Receiving a university degree is one of the most significant, and memorable, events in a person’s life. It culminates nearly 20 years of dedicated study — for some students, even more.
For many fall graduates of the University of Texas Rio Grande Valley, the event will be memorable for another reason: UTRGV isn’t holding commencement exercises for them. University officials say these students can participate in one of the ceremonies planned for Friday at the Harlingen Convention Center or Saturday at Bert Ogden Arena in Edinburg.
UTRGV spokesman Patrick Gonzales said the only Brownsville location large enough to hold the event is the 1,500-seat Jacob Brown Auditorium, and it’s booked the day the university planned its ceremony — by Texas Southmost College graduation.
This should embarrass both the university and the city.
UTRGV, which has held classes in its current incarnation only since 2015, can be forgiven for not having its own facilities. For more than 20 years it shared a campus with TSC, which owns most buildings at the historic Fort Brown campus.
In fact, TSC also owns Jacob Brown, which the city deeded to the college several years ago. Unfortunately, the city left itself without a large facility to hold major events.
It has been noted that until recently, commencement ceremonies for TSC and UT Brownsville, which predated UTRGV, were held on the Student Union Lawn. Gonzales said a student poll indicated that a majority of students preferred an indoor ceremony.
But because those ceremonies were held outdoors, an alternate date was always picked, to address weather conditions. Could the university not have similarly picked an alternate date when Jacob Brown was available?
The lack of such a facility in the Valley’s largest and oldest city has been a sore point among many Brownsville residents for years. When a major entertainment event comes to the area, whether it be Jennifer Lopez or Cirque de Soleil, local residents have had to drive to the only places build for such events, which are in Hidalgo, McAllen and, most recently, Edinburg. There’s no telling how many events, and the revenue they bring in, have been lost because Brownsville had no place to hold them.
Gonzales said that in the future, “we will consider all locations that have facilities large enough to house our ceremonies, including Brownsville.” He noted, however, that without its own building the university depends on the availability of an adequate facility.
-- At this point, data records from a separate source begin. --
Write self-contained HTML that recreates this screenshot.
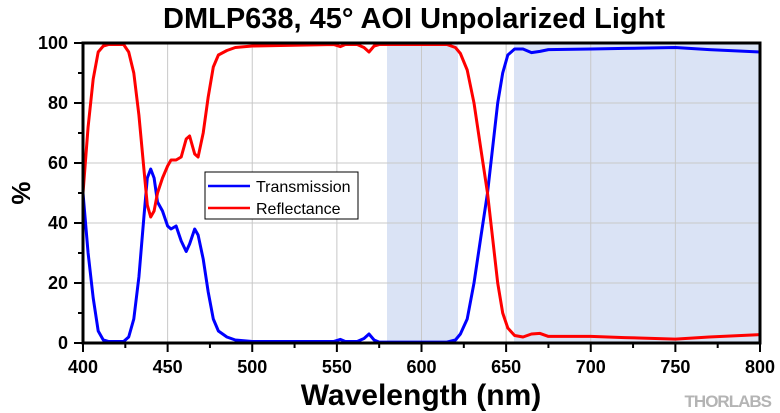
<!DOCTYPE html>
<html><head><meta charset="utf-8"><style>
body{margin:0;background:#fff}
svg{display:block;font-family:"Liberation Sans",Arial,sans-serif}
</style></head><body>
<svg id="s" width="780" height="413" xmlns="http://www.w3.org/2000/svg">
<rect width="780" height="413" fill="#fff"/>
<rect x="387" y="43" width="71" height="300" fill="#dae3f5"/>
<rect x="514" y="43" width="246" height="300" fill="#dae3f5"/>
<g id="grid" stroke="#c8c8c8" stroke-width="1"></g>
<g id="ticks" stroke="#000" stroke-width="2"></g>
<polyline id="T" fill="none" stroke="#0000ff" stroke-width="3" stroke-linejoin="round"/>
<polyline id="R" fill="none" stroke="#ff0000" stroke-width="3" stroke-linejoin="round"/>
<rect x="83" y="43" width="677" height="300" fill="none" stroke="#000" stroke-width="3"/>
<rect x="205" y="172" width="153" height="47" fill="#fff" stroke="#000" stroke-width="1"/>
<line x1="208" y1="186" x2="250" y2="186" stroke="#0000ff" stroke-width="2.5"/>
<line x1="208" y1="208" x2="250" y2="208" stroke="#ff0000" stroke-width="2.5"/>
<text x="256" y="192" font-size="16">Transmission</text>
<text x="256" y="214" font-size="16">Reflectance</text>
<g id="lab" font-size="18" font-weight="bold"></g>
<text x="414" y="28" font-size="29" font-weight="bold" text-anchor="middle">DMLP638, 45° AOI Unpolarized Light</text>
<text x="421" y="405" font-size="30" font-weight="bold" text-anchor="middle">Wavelength (nm)</text>
<text transform="translate(30,193) rotate(-90)" font-size="26" font-weight="bold" text-anchor="middle">%</text>
<text x="771" y="407" font-size="17" font-weight="bold" fill="#b4b4b4" text-anchor="end" letter-spacing="-1">THORLABS</text>
</svg>
<script>
var X=function(w){return 83+(w-400)*677/400},Y=function(p){return 343-p*3};
var ns="http://www.w3.org/2000/svg",g=document.getElementById('grid'),tk=document.getElementById('ticks'),lb=document.getElementById('lab');
function el(p,t,a,txt){var e=document.createElementNS(ns,t);for(var k in a)e.setAttribute(k,a[k]);if(txt!==undefined)e.textContent=String(txt);p.appendChild(e);}
for(var w=400;w<=800;w+=25){var x=X(w);if(w>400&&w<800&&w%50==0)el(g,'line',{x1:x,y1:43,x2:x,y2:343});el(tk,'line',{x1:x,y1:343,x2:x,y2:w%50==0?352:348});if(w%50==0)el(lb,'text',{x:x,y:373,'text-anchor':'middle'},w);}
for(var p=0;p<=100;p+=10){var y=Y(p);if(p>0&&p<100&&p%20==0)el(g,'line',{x1:83,y1:y,x2:760,y2:y});el(tk,'line',{x1:p%20==0?74:78,y1:y,x2:83,y2:y});if(p%20==0)el(lb,'text',{x:68,y:y+6,'text-anchor':'end'},p);}
var T=[[400,50],[403,30],[406,15],[409,4],[412,1],[415,0.5],[424,0.5],[427,2],[430,8],[433,22],[436,42],[438,55],[440,58],[442,55],[444,47],[447,44],[450,39],[452,38],[455,39],[458,34],[461,30.5],[463,33],[466,38],[468,36],[471,28],[474,17],[477,8],[480,4],[485,2],[490,1],[500,0.5],[548,0.5],[552,1.2],[555,0.5],[562,0.5],[566,1.5],[569,3],[572,1],[575,0.3],[615,0.3],[620,1],[623,3],[627,8],[631,20],[635,35],[639,50],[642,65],[645,80],[648,90],[651,96],[655,98],[660,98],[665,96.8],[670,97.2],[675,97.8],[700,98],[720,98.2],[750,98.5],[770,97.8],[800,97]];
var R=[[400,50],[403,72],[406,88],[409,97],[412,99],[415,99.5],[424,99.5],[427,97],[430,90],[433,76],[436,58],[438,46],[440,42],[442,44],[444,50],[447,55],[450,59],[452,61],[455,61],[458,62],[461,68],[463,69],[466,63],[468,62],[471,70],[474,82],[477,92],[480,96],[485,97.5],[490,98.5],[500,99],[548,99.5],[552,98.8],[555,99.5],[562,99.5],[566,98.5],[569,97],[572,99],[575,99.5],[615,99.5],[620,98.5],[623,96.5],[627,91],[631,80],[635,65],[639,50],[642,35],[645,20],[648,10],[651,5],[655,2.5],[660,2],[665,3],[670,3.2],[675,2.2],[700,2.2],[720,1.8],[750,1.3],[770,2],[800,2.8]];
function pts(a){return a.map(function(d){return X(d[0]).toFixed(1)+','+Y(d[1]).toFixed(1)}).join(' ')}
document.getElementById('T').setAttribute('points',pts(T));
document.getElementById('R').setAttribute('points',pts(R));
</script>
</body></html>
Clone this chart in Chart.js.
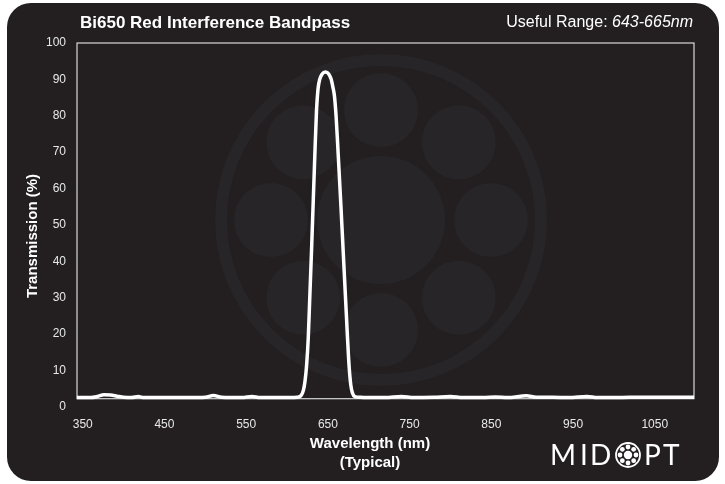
<!DOCTYPE html>
<html><head><meta charset="utf-8">
<script src="https://cdn.jsdelivr.net/npm/chart.js@4/dist/chart.umd.min.js"></script>
<style>html,body{margin:0;padding:0;background:#fff;}canvas{display:block;}</style>
</head><body>
<canvas id="c" width="725" height="484"></canvas>
<script>
const titleText = 'Bi650 Red Interference Bandpass';
const rangeLabel = 'Useful Range: ';
const rangeValue = '643-665nm';
const xAxisTitle = ['Wavelength (nm)', '(Typical)'];
const yAxisTitle = 'Transmission (%)';
const xTicks = [350, 450, 550, 650, 750, 850, 950, 1050];
const yTicks = [0, 10, 20, 30, 40, 50, 60, 70, 80, 90, 100];
const wavelengths = [343, 360, 368, 376, 384, 392, 400, 410, 418, 425, 450, 480, 500, 510, 520, 545, 557, 567, 590, 605, 612, 617, 620, 622, 624, 626, 628, 630, 632, 634, 636, 638, 640, 643, 647, 651, 654, 656, 658, 660, 662, 664, 666, 668, 670, 672, 674, 676, 678, 680, 683, 690, 700, 720, 740, 755, 780, 800, 815, 840, 855, 870, 893, 905, 925, 945, 967, 980, 1000, 1020, 1050, 1075, 1098];
const transmission = [2.5, 2.5, 2.8, 3.3, 3.2, 2.9, 2.6, 2.5, 2.8, 2.5, 2.5, 2.5, 2.6, 3.1, 2.6, 2.5, 2.8, 2.5, 2.5, 2.5, 2.6, 3.0, 4.5, 7, 11.5, 19, 31, 43, 56, 69, 81, 87.5, 90, 91.5, 92, 91.5, 90, 88, 85.5, 80, 72, 63.5, 55, 46, 37, 28, 19, 11, 6, 3.8, 2.8, 2.6, 2.5, 2.5, 2.8, 2.5, 2.6, 2.8, 2.5, 2.5, 2.7, 2.5, 3.0, 2.6, 2.6, 2.5, 2.8, 2.5, 2.5, 2.6, 2.6, 2.6, 2.6];
const xMin = 343, xMax = 1098, frameBottom = 2.2;

const FONT = "'Liberation Sans', Arial, sans-serif";

function roundRect(ctx, x, y, w, h, r) {
  ctx.beginPath();
  ctx.moveTo(x + r, y);
  ctx.arcTo(x + w, y, x + w, y + h, r);
  ctx.arcTo(x + w, y + h, x, y + h, r);
  ctx.arcTo(x, y + h, x, y, r);
  ctx.arcTo(x, y, x + w, y, r);
  ctx.closePath();
}

const decor = {
  id: 'decor',
  beforeDraw(chart) {
    const ctx = chart.ctx;
    ctx.save();
    ctx.fillStyle = '#ffffff';
    ctx.fillRect(0, 0, chart.width, chart.height);
    ctx.fillStyle = '#231f20';
    roundRect(ctx, 7, 3, 712, 478, 24);
    ctx.fill();
    ctx.restore();
  },
  beforeDatasetsDraw(chart) {
    const ctx = chart.ctx;
    ctx.save();
    const cx = 381, cy = 220;
    ctx.fillStyle = '#272527';
    ctx.strokeStyle = '#272527';
    ctx.lineWidth = 12;
    ctx.beginPath(); ctx.arc(cx, cy, 160, 0, Math.PI * 2); ctx.stroke();
    ctx.beginPath(); ctx.arc(cx, cy, 64, 0, Math.PI * 2); ctx.fill();
    for (let i = 0; i < 8; i++) {
      const a = i * Math.PI / 4;
      ctx.beginPath(); ctx.arc(cx + 110 * Math.cos(a), cy + 110 * Math.sin(a), 37, 0, Math.PI * 2); ctx.fill();
    }
    const xs = chart.scales.x, ys = chart.scales.y;
    const l = xs.getPixelForValue(xMin), r = xs.getPixelForValue(xMax);
    const t = ys.getPixelForValue(100), b = ys.getPixelForValue(frameBottom);
    ctx.strokeStyle = '#d8d8d8';
    ctx.lineWidth = 1.2;
    ctx.strokeRect(l, t, r - l, b - t);
    ctx.restore();
  },
  afterDraw(chart) {
    const ctx = chart.ctx;
    ctx.save();
    ctx.fillStyle = '#ffffff';
    ctx.textBaseline = 'middle';
    ctx.font = 'bold 17px ' + FONT;
    ctx.textAlign = 'left';
    ctx.fillText(titleText, 80, 23);
    ctx.textAlign = 'right';
    ctx.font = 'italic 16px ' + FONT;
    const w2 = ctx.measureText(rangeValue).width;
    ctx.fillText(rangeValue, 693, 23);
    ctx.font = '16px ' + FONT;
    ctx.fillText(rangeLabel, 693 - w2, 23);
    ctx.textAlign = 'center';
    ctx.font = 'bold 15px ' + FONT;
    ctx.fillText(xAxisTitle[0], 370, 444);
    ctx.fillText(xAxisTitle[1], 370, 463);
    ctx.translate(33, 236);
    ctx.rotate(-Math.PI / 2);
    ctx.fillText(yAxisTitle, 0, 0);
    ctx.restore();
    // logo
    ctx.save();
    ctx.fillStyle = '#ffffff';
    ctx.strokeStyle = '#ffffff';
    ctx.font = "28px Lato, 'Liberation Sans', sans-serif";
    ctx.textBaseline = 'alphabetic';
    ctx.textAlign = 'left';
    [['M', 550], ['I', 580], ['D', 590], ['P', 644], ['T', 663]].forEach(([ch, x]) => ctx.fillText(ch, x, 465));
    const ix = 628, iy = 455;
    ctx.lineWidth = 1.8;
    ctx.beginPath(); ctx.arc(ix, iy, 12, 0, Math.PI * 2); ctx.stroke();
    ctx.beginPath(); ctx.arc(ix, iy, 4.2, 0, Math.PI * 2); ctx.fill();
    for (let i = 0; i < 8; i++) {
      const a = i * Math.PI / 4;
      ctx.beginPath(); ctx.arc(ix + 8 * Math.cos(a), iy + 8 * Math.sin(a), 2.4, 0, Math.PI * 2); ctx.fill();
    }
    ctx.restore();
  }
};

new Chart(document.getElementById('c'), {
  type: 'line',
  data: {
    datasets: [{
      data: wavelengths.map((w, i) => ({ x: w, y: transmission[i] })),
      borderColor: '#ffffff',
      borderWidth: 3.5,
      pointRadius: 0,
      fill: false,
      cubicInterpolationMode: 'monotone'
    }]
  },
  options: {
    responsive: false,
    animation: false,
    devicePixelRatio: 1,
    layout: { padding: { top: 43, right: 31, left: 0, bottom: 0 } },
    plugins: { legend: { display: false }, tooltip: { enabled: false } },
    scales: {
      x: {
        type: 'linear', min: xMin, max: xMax,
        afterBuildTicks: s => { s.ticks = xTicks.map(v => ({ value: v })); },
        afterFit: s => { s.height = 77.3; },
        ticks: { color: '#e8e8e8', font: { family: FONT, size: 12 }, padding: 11, maxRotation: 0, autoSkip: false, callback: v => String(v) },
        grid: { display: false, drawTicks: false },
        border: { display: false }
      },
      y: {
        min: 0, max: 100,
        afterBuildTicks: s => { s.ticks = yTicks.map(v => ({ value: v })); },
        afterFit: s => { s.width = 77; },
        ticks: { color: '#e8e8e8', font: { family: FONT, size: 12 }, padding: 11, callback: v => String(v) },
        grid: { display: false, drawTicks: false },
        border: { display: false }
      }
    }
  },
  plugins: [decor]
});
</script>
</body></html>
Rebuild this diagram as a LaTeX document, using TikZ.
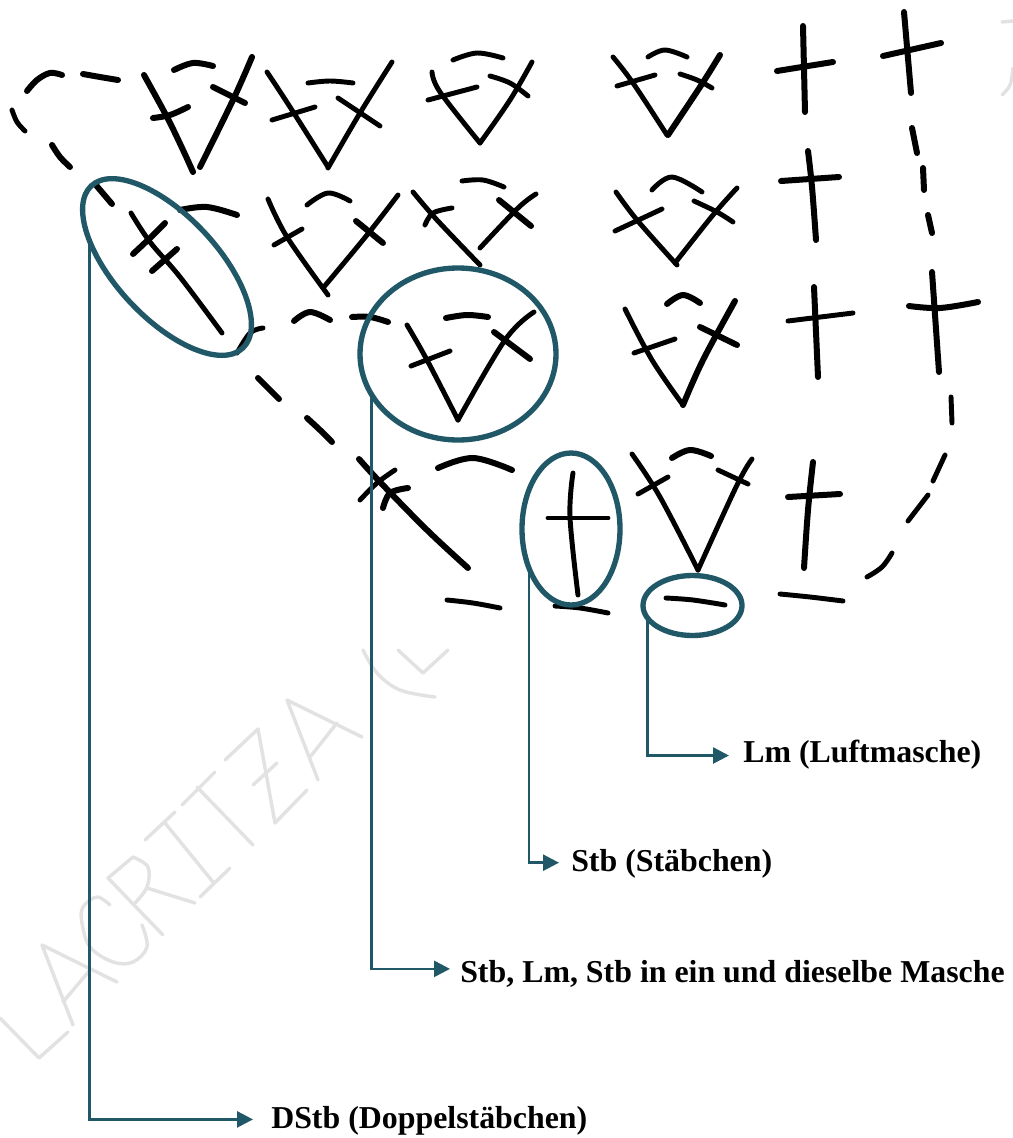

UTRGV would benefit greatly from having its own large-capacity building, especially if it’s flexible enough to house events as diverse as concerts and sporting events — or a national collegiate chess tournament. On idle dates it could be leased out for private concerts or high school tennis or gymnastics tournaments.
Perhaps Brownsville and the UT System could consider a joint project that might benefit both. Also, new universities always offer new opportunities for alumni and other benefactors to help finance campus facilities — and perhaps offer naming rights.
In the meantime, we hope UTRGV’s future decisions will help allay growing concerns that its eastern campus, and its students, are little more than an afterthought.